The Finance and Risk Committee annually reviews the Group Risk Policy and proposes it for approval to the Board of Directors. It reviews risk and capacity limits approved by the Group Executive Committee as well as their usage across the Swiss Re Group. It reviews the Group's Risk Control Framework and the most important risk exposures in all major risk categories, as well as new products or strategic expansions of the Swiss Re Group's areas of business. It reviews the risk aspects of control transactions that cover the acquisition of equity ownership in legal entities for strategic purposes.
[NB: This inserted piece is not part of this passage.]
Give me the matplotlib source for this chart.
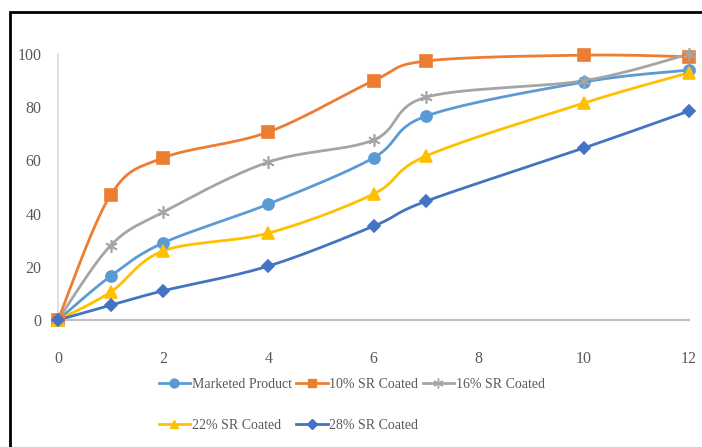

In terms of risk and economic performance measurement, it reviews critical principles used in internal risk measurement, valuation of assets and liabilities, capital adequacy assessment and economic performance management. It also reviews capital adequacy and the Group's treasury strategy.

Members:

  • Philip K. Ryan, Chair
  • Joachim Oechslin
  • Jay Ralph
  • Sir Paul Tucker
  • Susan L. Wagner
  • Larry Zimpleman

Investment Committee

The Investment Committee endorses the strategic asset allocation and reviews tactical asset allocation decisions. It reviews the performance of the financial assets of the Swiss Re Group and endorses or receives information on participations and principal investments. It reviews the risk analysis methodology as well as the valuation methodology related to each asset class and ensures that the relevant management processes and controlling mechanisms in asset management are in place.  

Members:

  • Susan L. Wagner, Chair
  • Raymond K.F. Ch'ien
  • Joachim Oechslin
  • Jay Ralph
  • Sir Paul Tucker
  • Jacques de Vaucleroy

Members to the Board committees are appointed annually at the constituting Board meeting amongst the Board members with the exception of the members of the Compensation Committee. These members are annually elected by the General Meeting of shareholders.